Pero hablar de la calidad de lo escrito es trigo de otro costal. Es imposible negar que, en las últimas tres décadas, el marqués no mostró la misma elocuencia ni ambición que en La casa verde o en Conversación en La Catedral. Y ni siquiera aquellos que proclaman que nos hemos quedado en la orfandad narrativa con su partida, o que a Latinoamérica solo le queda Laje como último intelectual, podrán decir que en sus textos de los últimos años está lo mejor que ha escrito Mario Vargas Llosa.

Quizás se me permita despotricar porque soy poco menos que un desconocido, o porque quienes lean estas líneas no sean más que unos cuantos ojos curiosos que se cruzaron accidentalmente conmigo y que no tendrá mayor repercusión. Pero eso no desmerece mi punto.
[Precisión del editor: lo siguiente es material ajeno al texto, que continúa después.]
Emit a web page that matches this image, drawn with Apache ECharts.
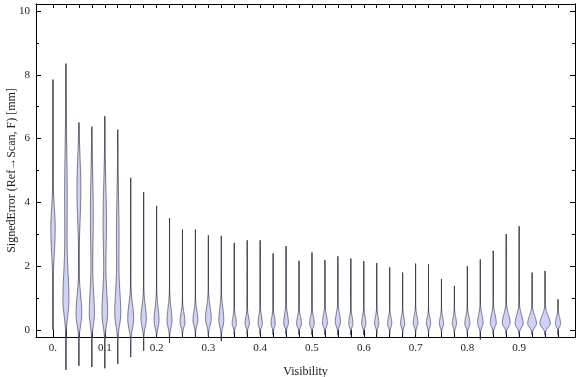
<!DOCTYPE html>
<html>
<head>
<meta charset="utf-8">
<script src="https://cdn.jsdelivr.net/npm/echarts@6/dist/echarts.min.js"></script>
<style>
  html, body { margin: 0; padding: 0; background: #fff; }
  #chart-panel { width: 576px; height: 377px; }
</style>
</head>
<body>
<div id="chart-panel"></div>
<script>
// violin positions (Visibility bins)
var visibility = [0, 0.025, 0.05, 0.075, 0.1, 0.125, 0.15, 0.175, 0.2, 0.225,
                  0.25, 0.275, 0.3, 0.325, 0.35, 0.375, 0.4, 0.425, 0.45, 0.475,
                  0.5, 0.525, 0.55, 0.575, 0.6, 0.625, 0.65, 0.675, 0.7, 0.725,
                  0.75, 0.775, 0.8, 0.825, 0.85, 0.875, 0.9, 0.925, 0.95, 0.975];
var maxError = [7.85, 8.35, 6.5, 6.37, 6.7, 6.28, 4.77, 4.32, 3.89, 3.51,
                3.15, 3.15, 2.97, 2.95, 2.73, 2.81, 2.81, 2.40, 2.63, 2.17,
                2.43, 2.19, 2.31, 2.24, 2.16, 2.10, 1.96, 1.80, 2.08, 2.06,
                1.60, 1.38, 2.0, 2.21, 2.48, 3.01, 3.25, 1.80, 1.85, 0.96];
var minError = [0, -1.25, -1.12, -1.16, -1.2, -1.06, -0.85, -0.65, -0.15, -0.4,
                -0.2, -0.2, -0.2, -0.35, -0.15, -0.15, -0.15, -0.15, -0.15, -0.15,
                -0.15, -0.15, -0.15, -0.15, -0.15, -0.15, -0.15, -0.15, -0.15, -0.15,
                -0.15, -0.15, -0.15, -0.3, -0.15, -0.15, -0.15, -0.15, -0.15, -0.15];
// main density peak: location, relative width, spread below / above
var modeError = [3.2, 0.9, 0.5, 0.5, 0.5, 0.5, 0.35, 0.35, 0.3, 0.3,
                 0.25, 0.3, 0.35, 0.3, 0.2, 0.2, 0.2, 0.2, 0.22, 0.2,
                 0.2, 0.22, 0.25, 0.2, 0.2, 0.2, 0.2, 0.2, 0.22, 0.2,
                 0.2, 0.2, 0.2, 0.22, 0.22, 0.22, 0.2, 0.2, 0.2, 0.2];
var peakDensity = [0.34, 0.44, 0.44, 0.38, 0.42, 0.44, 0.46, 0.42, 0.38, 0.38,
                   0.38, 0.38, 0.44, 0.38, 0.33, 0.33, 0.33, 0.33, 0.36, 0.38,
                   0.36, 0.38, 0.4, 0.33, 0.33, 0.33, 0.33, 0.33, 0.36, 0.33,
                   0.33, 0.33, 0.4, 0.42, 0.46, 0.6, 0.62, 0.68, 0.8, 0.4];
var spreadBelow = [0.8, 0.45, 0.35, 0.35, 0.35, 0.35, 0.3, 0.25, 0.22, 0.22,
                   0.16, 0.16, 0.2, 0.2, 0.11, 0.11, 0.11, 0.11, 0.12, 0.11,
                   0.11, 0.12, 0.13, 0.11, 0.11, 0.11, 0.11, 0.11, 0.12, 0.11,
                   0.11, 0.11, 0.11, 0.13, 0.12, 0.12, 0.12, 0.12, 0.12, 0.1];
var spreadAbove = [0.65, 0.9, 0.6, 0.7, 0.7, 0.7, 0.45, 0.4, 0.4, 0.4,
                   0.28, 0.3, 0.38, 0.4, 0.22, 0.22, 0.25, 0.22, 0.28, 0.22,
                   0.22, 0.25, 0.27, 0.22, 0.22, 0.22, 0.2, 0.2, 0.22, 0.2,
                   0.2, 0.2, 0.22, 0.26, 0.27, 0.27, 0.27, 0.24, 0.24, 0.2];
// second (upper) density bump, only for the lowest visibilities
var upperMode = [0, 4.2, 4.4, 3.6, 3.4, 3.0, 0, 0, 0, 0,
                 0, 0, 0, 0, 0, 0, 0, 0, 0, 0,
                 0, 0, 0, 0, 0, 0, 0, 0, 0, 0,
                 0, 0, 0, 0, 0, 0, 0, 0, 0, 0];
var upperDensity = [0, 0.2, 0.3, 0.22, 0.26, 0.2, 0, 0, 0, 0,
                    0, 0, 0, 0, 0, 0, 0, 0, 0, 0,
                    0, 0, 0, 0, 0, 0, 0, 0, 0, 0,
                    0, 0, 0, 0, 0, 0, 0, 0, 0, 0];
var upperSpread = [1, 1.6, 1.0, 1.3, 1.2, 1.2, 1, 1, 1, 1,
                   1, 1, 1, 1, 1, 1, 1, 1, 1, 1,
                   1, 1, 1, 1, 1, 1, 1, 1, 1, 1,
                   1, 1, 1, 1, 1, 1, 1, 1, 1, 1];
var xLabels = [0, 0.1, 0.2, 0.3, 0.4, 0.5, 0.6, 0.7, 0.8, 0.9];
var yMajor = [0, 2, 4, 6, 8, 10];
var yMinor = [1, 3, 5, 7, 9];
var binWidth = 0.025;

var violins = visibility.map(function (v, i) {
    return [v, minError[i], maxError[i], modeError[i], peakDensity[i],
            spreadBelow[i], spreadAbove[i], upperMode[i], upperDensity[i], upperSpread[i]];
});

var myChart = echarts.init(document.getElementById('chart-panel'), null, {renderer: 'canvas'});
var serif = 'Liberation Serif, Times New Roman, serif';
var lineStyle = {color: '#000', width: 1};

function yAxisOf(pos, ticks, len, labels) {
    return {
        type: 'value', position: pos, offset: 0,
        min: -0.22, max: 10.22,
        axisLine: {show: true, onZero: false, lineStyle: lineStyle},
        axisTick: {show: true, inside: true, length: len, customValues: ticks, lineStyle: lineStyle},
        axisLabel: labels ? {show: true, customValues: yMajor, margin: 6, color: '#222',
                             fontFamily: serif, fontSize: 11} : {show: false},
        splitLine: {show: false}
    };
}

var option = {
    animation: false,
    grid: {left: 36, right: 1, top: 4, bottom: 40, containLabel: false, outerBoundsMode: 'none'},
    xAxis: [{
        type: 'value', position: 'bottom',
        min: -0.0328, max: 1.0078,
        name: 'Visibility', nameLocation: 'middle', nameGap: 29, nameMoveOverlap: false,
        nameTextStyle: {fontFamily: serif, fontSize: 12, color: '#222'},
        axisLine: {show: true, onZero: false, lineStyle: lineStyle},
        axisTick: {show: true, inside: true, length: 7, customValues: visibility, lineStyle: lineStyle},
        axisLabel: {
            customValues: xLabels, margin: 6, color: '#222',
            fontFamily: serif, fontSize: 11,
            formatter: function (v) { return v === 0 ? '0.' : v.toFixed(1); }
        },
        splitLine: {show: false}
    }, {
        type: 'value', position: 'top',
        min: -0.0328, max: 1.0078,
        axisLine: {show: true, onZero: false, lineStyle: lineStyle},
        axisTick: {show: true, inside: true, length: 4, customValues: visibility, lineStyle: lineStyle},
        axisLabel: {show: false},
        splitLine: {show: false}
    }],
    yAxis: [
        Object.assign(yAxisOf('left', yMajor, 5, true), {
            name: 'SignedError (Ref\u2192Scan, F) [mm]', nameLocation: 'middle', nameGap: 18,
            nameMoveOverlap: false,
            nameTextStyle: {fontFamily: serif, fontSize: 12, color: '#222'}
        }),
        yAxisOf('left', yMinor, 3, false),
        yAxisOf('right', yMajor, 5, false),
        yAxisOf('right', yMinor, 3, false)
    ],
    series: [{
        type: 'custom',
        xAxisIndex: 0, yAxisIndex: 0,
        clip: false,
        encode: {x: 0, y: [1, 2]},
        data: violins,
        renderItem: function (params, api) {
            var x = api.value(0), lo = api.value(1), hi = api.value(2);
            var m = api.value(3), p = api.value(4), sLo = api.value(5), sHi = api.value(6);
            var m2 = api.value(7), p2 = api.value(8), s2 = api.value(9);
            var cx = api.coord([x, 0])[0];
            var half = api.size([binWidth, 0])[0] / 2;
            var right = [], left = [];
            var n = 90;
            for (var k = 0; k <= n; k++) {
                var v = lo + (hi - lo) * k / n;
                var s = v < m ? sLo : sHi;
                var d = p * Math.exp(-0.5 * Math.pow((v - m) / s, 2));
                if (p2 > 0) d += p2 * Math.exp(-0.5 * Math.pow((v - m2) / s2, 2));
                var w = d * half;
                var py = api.coord([x, v])[1];
                right.push([cx + w, py]);
                left.unshift([cx - w, py]);
            }
            var top = api.coord([x, hi]), bot = api.coord([x, lo]);
            return {
                type: 'group',
                children: [{
                    type: 'line',
                    shape: {x1: cx, y1: bot[1], x2: cx, y2: top[1]},
                    style: {stroke: 'rgba(30,30,40,0.8)', lineWidth: 1}
                }, {
                    type: 'polygon',
                    shape: {points: right.concat(left)},
                    style: {fill: '#cdd2f6', stroke: 'rgba(60,60,75,0.8)', lineWidth: 0.8}
                }]
            };
        }
    }]
};
myChart.setOption(option);
</script>
</body>
</html>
Hablo con el corazón de un lector que derramó unas lágrimas al cerrar La ciudad y los perros, que se partió de risa con el humor de brocha gorda, como decía él, de Pantaleón y las visitadoras, y que sintió el deseo de ir a La casa verde, por lo menos treinta minutos. Y ni qué decir de sus obras cumbres como La fiesta del chivo, La guerra del fin del mundo o Lituma en los Andes; ya se encargarán de darle los merecidos laureles quienes tengan la autoridad de haberlos releído lo suficiente. Yo me conformaré con decirle a Marito que se equivocó.
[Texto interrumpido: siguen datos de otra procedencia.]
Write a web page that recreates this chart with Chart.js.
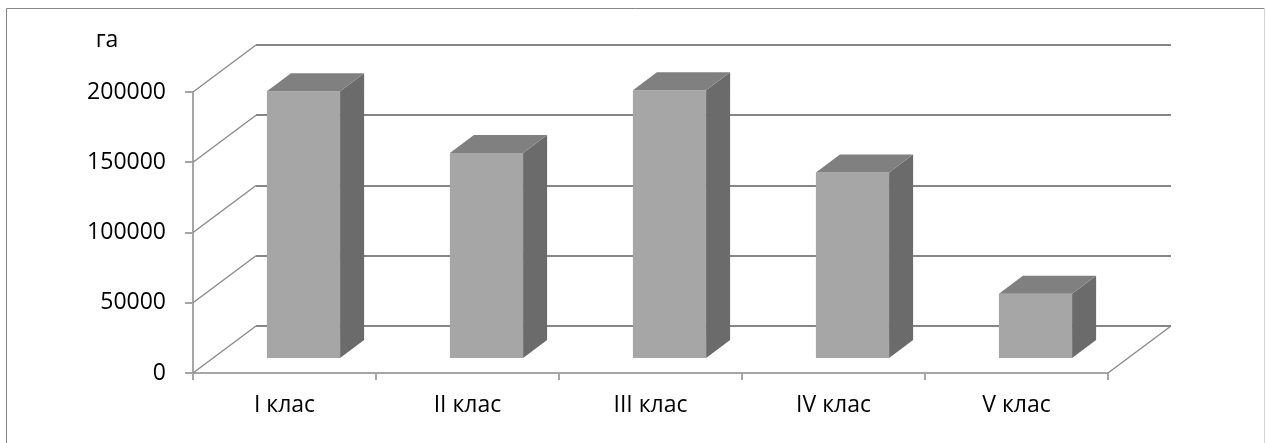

Sí, se equivocó, como todo hombre, porque eso era él: un mortal más. Con la elocuencia que pulió durante toda su vida, y eso es lo que admiro de él; pero un mortal más. Porque Mario no fue un genio de las letras; a lo mejor tuvo talento innato y por eso se resistió a que su padre le cortara las alas al mandarlo a un colegio militar, así como Pichulita Cuéllar se resistió a ser castrado por la sociedad y hasta se presentaba orgulloso de ser un pichulita. Nuestro Mario cultivó ese talento, como cualquier campesino que va a su chacra y siembra, echa el guano, riega, saca la malahierba, y fumiga las plagas para ver como crece su papa, su camote, su choclo, para finalmente ponerlo en su plato y tragarse su sudor. Igual fue Mario con su pluma.
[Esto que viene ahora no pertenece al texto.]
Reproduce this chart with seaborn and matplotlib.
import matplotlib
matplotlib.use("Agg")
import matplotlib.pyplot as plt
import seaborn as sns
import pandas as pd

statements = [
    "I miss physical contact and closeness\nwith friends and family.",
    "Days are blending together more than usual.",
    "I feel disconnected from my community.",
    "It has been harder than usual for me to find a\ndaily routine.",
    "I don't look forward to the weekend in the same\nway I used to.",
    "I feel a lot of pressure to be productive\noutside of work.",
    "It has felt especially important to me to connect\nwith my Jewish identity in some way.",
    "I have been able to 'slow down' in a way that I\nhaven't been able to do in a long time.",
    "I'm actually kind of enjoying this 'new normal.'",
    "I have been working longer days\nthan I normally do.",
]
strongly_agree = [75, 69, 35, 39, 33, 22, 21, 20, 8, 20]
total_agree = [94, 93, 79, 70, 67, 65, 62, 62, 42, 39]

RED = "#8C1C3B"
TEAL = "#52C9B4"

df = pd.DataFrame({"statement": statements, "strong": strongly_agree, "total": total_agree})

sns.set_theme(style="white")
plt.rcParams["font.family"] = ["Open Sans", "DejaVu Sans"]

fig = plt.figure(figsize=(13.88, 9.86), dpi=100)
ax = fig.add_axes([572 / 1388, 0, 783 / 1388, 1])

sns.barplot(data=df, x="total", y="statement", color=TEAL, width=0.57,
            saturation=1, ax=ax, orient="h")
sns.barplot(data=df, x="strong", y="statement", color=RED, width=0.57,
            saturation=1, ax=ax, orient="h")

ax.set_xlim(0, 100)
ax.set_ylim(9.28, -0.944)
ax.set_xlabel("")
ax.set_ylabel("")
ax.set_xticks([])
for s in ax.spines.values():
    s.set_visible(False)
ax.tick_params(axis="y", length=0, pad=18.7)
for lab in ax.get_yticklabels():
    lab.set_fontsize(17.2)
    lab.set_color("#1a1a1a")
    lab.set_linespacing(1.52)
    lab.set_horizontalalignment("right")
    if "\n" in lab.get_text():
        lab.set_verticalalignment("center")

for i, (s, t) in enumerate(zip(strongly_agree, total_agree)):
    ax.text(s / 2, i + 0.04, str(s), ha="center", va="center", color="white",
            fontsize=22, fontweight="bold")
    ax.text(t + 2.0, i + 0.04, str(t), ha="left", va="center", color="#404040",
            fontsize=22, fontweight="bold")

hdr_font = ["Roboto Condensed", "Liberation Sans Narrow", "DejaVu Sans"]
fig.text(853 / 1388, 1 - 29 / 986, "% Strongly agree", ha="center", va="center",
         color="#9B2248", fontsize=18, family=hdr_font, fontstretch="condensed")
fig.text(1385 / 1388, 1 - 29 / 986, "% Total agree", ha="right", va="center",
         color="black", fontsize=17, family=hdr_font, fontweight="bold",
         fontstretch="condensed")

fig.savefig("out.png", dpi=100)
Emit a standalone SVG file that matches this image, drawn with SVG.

No le bastaba con vivir rodeado de libros y amarlos en el silencio perfecto de un lector. Necesitaba decir lo que pensaba de sus lecturas, de sus investigaciones, hablar de ellas y con ellas. Era un hombre de acciones. Y por eso nuestro Mario —arequipeño de sangre, aunque unos papeles digan que es un marqués español— nunca soltó la pluma. Pese a ello, como cualquier hombre, se equivocó. Porque lo que dijo en Cinco esquinas, no pasa de ser una lectura somnolienta, con un final sorprendentemente predecible. Mario relacionaba mucho el erotismo con el humor; por eso don Panta se tiró a Olga Arellano, ¿quién no se mataría de risa al ver que aquel saco largo tenía los pantalones suficientemente sueltos para comerse a La Brasileña? Y por eso el formalito de Luciano propone hacer una orgía con su esposa, su mejor amigo y la esposa de este al final de la novela.

Sí, nuestro nobel se volvió no solo predecible, sino aburrido y trasnochado. Decidió que su creación literaria debía ambientarse siempre en el pasado: en el periodo de dictaduras, de totalitarismos, de maltratos a la población, contra los que siempre luchó –no hay que negarlo—, y por el que parece que ocultaba muy en el fondo una necesidad existencial, ontológica. ¿Quizás por eso tituló a sus memorias como El pez en el agua? ¿Porque se sentía a gusto hablando literariamente de eso que tanto despreciaba?

Como dije, Mario siempre tuvo algo qué decir sobre sus lecturas, que es lo mismo que decir sobre su vida. Y su vida fue, como él admitió en diversas entrevistas y en Conversación en Princeton, «dos historias, muy distintas entre sí, [que] poco a poco se van acercando». De ahí podemos deducir esa superposición cuántica del Mario literato y el Mario no literato, porque queda corto e inexacto decir el «Mario político» o el «Mario de la vida real».  Mario es literato o no es Mario.

Para terminar literaria y paralelamente con su vida, creo que la mejor pregunta que puedo hacerme es: ¿En qué momento se jodió Mario Vargas Llosa?